■ **Exercise prompt**:
Look below and pull out each line with the word "this".

■ **Records supplied**:
__________
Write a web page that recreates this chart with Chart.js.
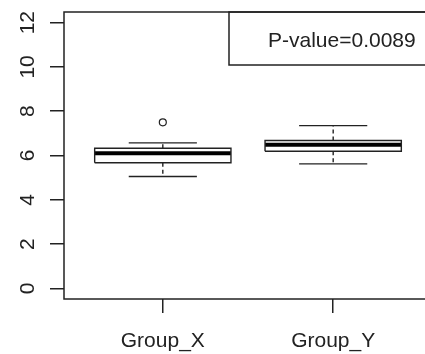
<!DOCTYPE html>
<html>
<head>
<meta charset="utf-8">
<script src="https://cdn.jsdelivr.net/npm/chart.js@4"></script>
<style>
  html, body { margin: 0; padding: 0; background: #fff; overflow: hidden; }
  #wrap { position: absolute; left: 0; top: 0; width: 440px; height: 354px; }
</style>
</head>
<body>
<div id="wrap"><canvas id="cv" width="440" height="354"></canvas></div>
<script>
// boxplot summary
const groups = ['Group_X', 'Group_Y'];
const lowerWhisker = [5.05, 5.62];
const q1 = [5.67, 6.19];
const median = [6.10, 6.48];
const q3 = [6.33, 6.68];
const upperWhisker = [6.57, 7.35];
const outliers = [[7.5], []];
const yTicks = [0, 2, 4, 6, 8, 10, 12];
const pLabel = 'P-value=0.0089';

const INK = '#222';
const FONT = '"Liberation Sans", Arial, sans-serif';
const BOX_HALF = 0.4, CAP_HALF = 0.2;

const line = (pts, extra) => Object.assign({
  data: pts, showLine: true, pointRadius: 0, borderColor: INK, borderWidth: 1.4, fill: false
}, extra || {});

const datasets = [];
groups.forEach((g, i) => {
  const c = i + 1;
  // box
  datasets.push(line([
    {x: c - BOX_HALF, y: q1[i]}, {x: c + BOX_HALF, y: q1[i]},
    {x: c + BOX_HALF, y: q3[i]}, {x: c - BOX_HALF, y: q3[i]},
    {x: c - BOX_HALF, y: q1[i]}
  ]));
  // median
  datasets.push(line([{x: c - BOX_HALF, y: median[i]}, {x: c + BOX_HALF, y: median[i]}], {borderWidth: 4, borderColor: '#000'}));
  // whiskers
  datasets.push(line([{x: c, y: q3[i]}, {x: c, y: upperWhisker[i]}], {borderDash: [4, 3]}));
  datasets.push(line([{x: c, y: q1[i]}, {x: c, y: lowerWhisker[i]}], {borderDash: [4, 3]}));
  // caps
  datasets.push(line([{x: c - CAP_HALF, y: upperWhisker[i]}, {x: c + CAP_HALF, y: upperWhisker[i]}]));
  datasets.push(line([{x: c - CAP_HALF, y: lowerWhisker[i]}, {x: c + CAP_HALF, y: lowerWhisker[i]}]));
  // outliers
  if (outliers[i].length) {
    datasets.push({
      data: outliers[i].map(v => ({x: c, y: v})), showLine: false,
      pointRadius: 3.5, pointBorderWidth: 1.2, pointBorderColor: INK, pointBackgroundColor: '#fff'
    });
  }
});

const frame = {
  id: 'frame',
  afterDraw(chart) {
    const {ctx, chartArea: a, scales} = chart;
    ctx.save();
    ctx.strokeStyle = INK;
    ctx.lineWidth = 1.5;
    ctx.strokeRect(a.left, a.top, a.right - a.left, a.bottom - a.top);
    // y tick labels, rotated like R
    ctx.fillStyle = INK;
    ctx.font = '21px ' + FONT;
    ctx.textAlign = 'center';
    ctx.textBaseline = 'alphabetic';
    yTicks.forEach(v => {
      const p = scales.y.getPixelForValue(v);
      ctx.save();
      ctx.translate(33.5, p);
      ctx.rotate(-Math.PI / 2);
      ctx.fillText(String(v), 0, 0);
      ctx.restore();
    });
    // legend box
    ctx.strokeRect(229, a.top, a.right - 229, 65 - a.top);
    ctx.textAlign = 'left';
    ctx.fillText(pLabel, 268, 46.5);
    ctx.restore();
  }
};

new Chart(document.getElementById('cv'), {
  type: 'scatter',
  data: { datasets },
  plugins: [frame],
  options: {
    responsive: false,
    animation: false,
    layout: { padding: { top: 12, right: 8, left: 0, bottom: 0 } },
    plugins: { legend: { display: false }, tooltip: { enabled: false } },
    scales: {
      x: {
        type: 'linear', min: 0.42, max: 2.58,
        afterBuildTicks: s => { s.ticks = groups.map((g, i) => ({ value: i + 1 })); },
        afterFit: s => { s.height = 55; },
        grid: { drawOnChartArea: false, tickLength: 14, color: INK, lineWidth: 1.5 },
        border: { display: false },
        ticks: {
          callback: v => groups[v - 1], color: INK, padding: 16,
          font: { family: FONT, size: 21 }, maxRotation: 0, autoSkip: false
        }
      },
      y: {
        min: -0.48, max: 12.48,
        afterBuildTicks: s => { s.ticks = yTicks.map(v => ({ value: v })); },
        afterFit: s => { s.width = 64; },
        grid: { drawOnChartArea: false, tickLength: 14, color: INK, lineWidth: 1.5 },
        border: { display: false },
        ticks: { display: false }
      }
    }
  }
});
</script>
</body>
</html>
__________
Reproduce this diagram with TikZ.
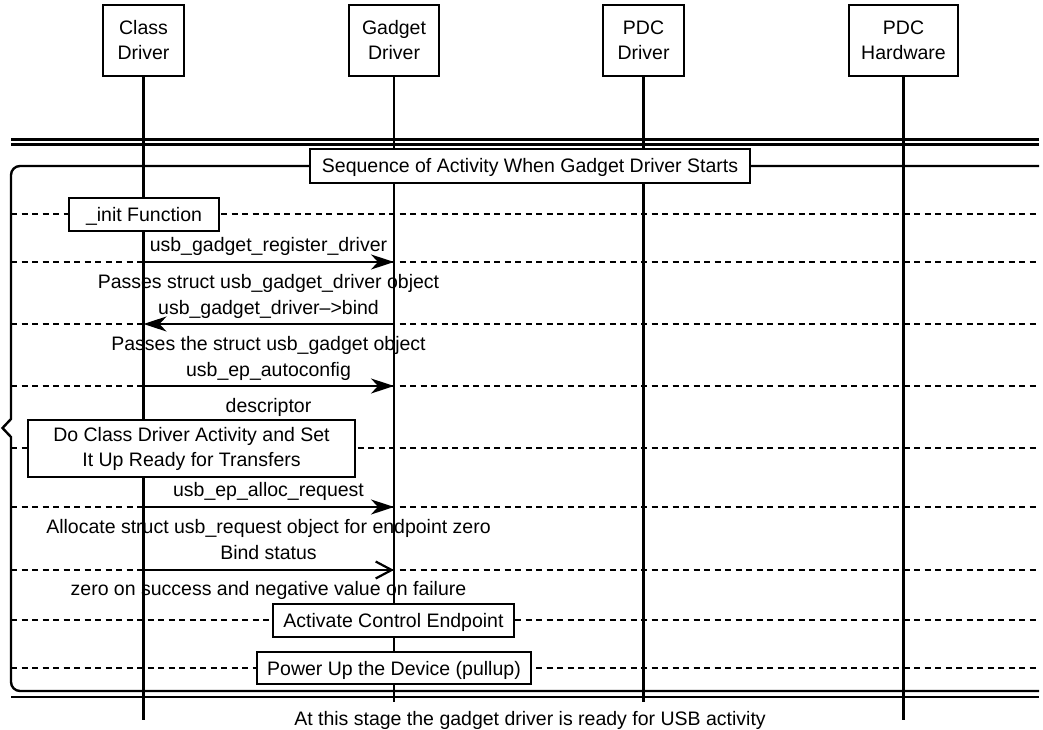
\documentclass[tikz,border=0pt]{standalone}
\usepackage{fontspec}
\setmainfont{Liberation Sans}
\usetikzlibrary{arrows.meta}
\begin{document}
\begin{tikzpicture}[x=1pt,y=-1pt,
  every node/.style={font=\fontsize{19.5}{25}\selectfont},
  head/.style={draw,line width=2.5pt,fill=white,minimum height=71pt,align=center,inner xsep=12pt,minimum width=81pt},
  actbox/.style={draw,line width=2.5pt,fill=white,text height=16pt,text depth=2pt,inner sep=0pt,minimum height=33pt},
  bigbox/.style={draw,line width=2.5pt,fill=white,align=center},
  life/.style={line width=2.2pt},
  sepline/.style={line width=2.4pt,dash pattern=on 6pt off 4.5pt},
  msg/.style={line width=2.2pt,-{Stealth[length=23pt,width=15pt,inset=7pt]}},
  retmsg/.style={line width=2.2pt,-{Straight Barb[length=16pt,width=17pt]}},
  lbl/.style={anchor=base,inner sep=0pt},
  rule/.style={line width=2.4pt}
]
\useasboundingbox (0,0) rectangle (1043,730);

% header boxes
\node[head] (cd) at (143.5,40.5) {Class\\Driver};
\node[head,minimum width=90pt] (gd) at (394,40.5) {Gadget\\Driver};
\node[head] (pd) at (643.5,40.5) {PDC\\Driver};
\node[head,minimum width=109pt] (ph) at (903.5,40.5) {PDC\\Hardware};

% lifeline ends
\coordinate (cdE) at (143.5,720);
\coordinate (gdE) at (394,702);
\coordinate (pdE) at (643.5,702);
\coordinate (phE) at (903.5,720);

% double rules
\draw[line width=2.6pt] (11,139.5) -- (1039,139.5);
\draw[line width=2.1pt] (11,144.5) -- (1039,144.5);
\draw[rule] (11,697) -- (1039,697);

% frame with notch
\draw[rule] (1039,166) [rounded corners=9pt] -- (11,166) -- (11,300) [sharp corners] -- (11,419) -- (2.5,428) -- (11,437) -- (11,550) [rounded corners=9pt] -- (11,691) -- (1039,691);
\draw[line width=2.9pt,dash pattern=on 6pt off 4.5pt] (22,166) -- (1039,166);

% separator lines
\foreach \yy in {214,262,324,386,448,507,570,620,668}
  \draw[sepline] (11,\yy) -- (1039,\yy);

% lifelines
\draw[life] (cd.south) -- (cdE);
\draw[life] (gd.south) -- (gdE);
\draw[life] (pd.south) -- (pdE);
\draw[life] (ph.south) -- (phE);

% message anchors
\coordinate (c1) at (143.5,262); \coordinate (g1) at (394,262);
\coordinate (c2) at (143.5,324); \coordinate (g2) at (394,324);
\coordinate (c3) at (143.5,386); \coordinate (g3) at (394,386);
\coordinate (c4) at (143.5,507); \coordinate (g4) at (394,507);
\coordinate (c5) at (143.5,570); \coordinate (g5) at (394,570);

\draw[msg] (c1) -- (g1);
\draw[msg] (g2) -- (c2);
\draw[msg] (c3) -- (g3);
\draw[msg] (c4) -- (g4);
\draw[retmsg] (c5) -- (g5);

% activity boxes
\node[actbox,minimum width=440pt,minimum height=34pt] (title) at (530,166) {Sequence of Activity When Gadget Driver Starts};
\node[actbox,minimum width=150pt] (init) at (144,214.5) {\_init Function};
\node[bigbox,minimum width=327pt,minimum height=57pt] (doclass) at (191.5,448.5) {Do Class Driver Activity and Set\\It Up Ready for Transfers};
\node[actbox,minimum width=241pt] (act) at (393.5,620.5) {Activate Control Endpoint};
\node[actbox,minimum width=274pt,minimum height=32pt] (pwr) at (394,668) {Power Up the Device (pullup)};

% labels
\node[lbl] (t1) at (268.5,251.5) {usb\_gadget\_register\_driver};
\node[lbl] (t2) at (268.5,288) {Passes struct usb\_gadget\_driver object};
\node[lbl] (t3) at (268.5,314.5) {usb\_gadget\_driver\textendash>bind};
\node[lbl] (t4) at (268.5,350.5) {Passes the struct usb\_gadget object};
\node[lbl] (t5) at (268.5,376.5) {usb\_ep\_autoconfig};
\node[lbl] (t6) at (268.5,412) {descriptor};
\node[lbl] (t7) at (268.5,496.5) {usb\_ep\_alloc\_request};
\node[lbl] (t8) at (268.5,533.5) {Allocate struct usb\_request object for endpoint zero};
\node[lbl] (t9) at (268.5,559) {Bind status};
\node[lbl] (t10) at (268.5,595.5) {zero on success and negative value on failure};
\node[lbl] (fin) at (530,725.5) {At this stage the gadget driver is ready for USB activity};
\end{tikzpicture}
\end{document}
__________
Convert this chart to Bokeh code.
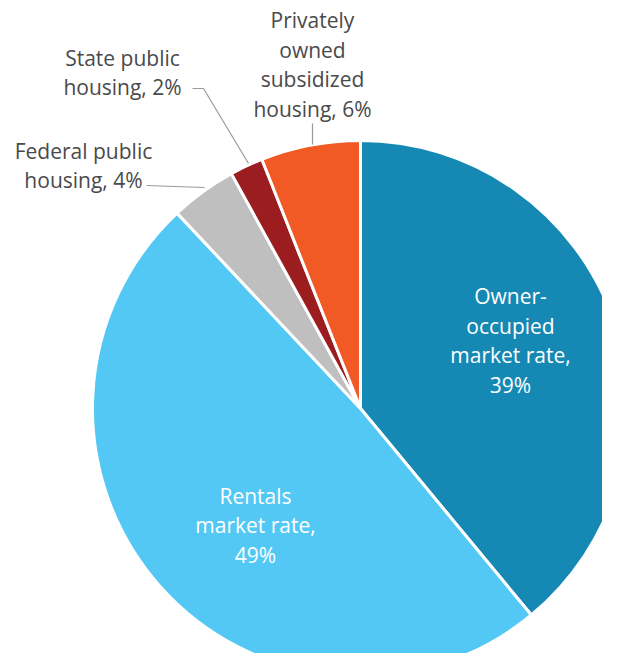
__________
■ **Solved exercise**:
Write a web page that recreates this chart with Chart.js.
Reproduce this diagram with TikZ.
\node[lbl] (fin) at (530,725.5) {At this stage the gadget driver is ready for USB activity};
Convert this chart to Bokeh code.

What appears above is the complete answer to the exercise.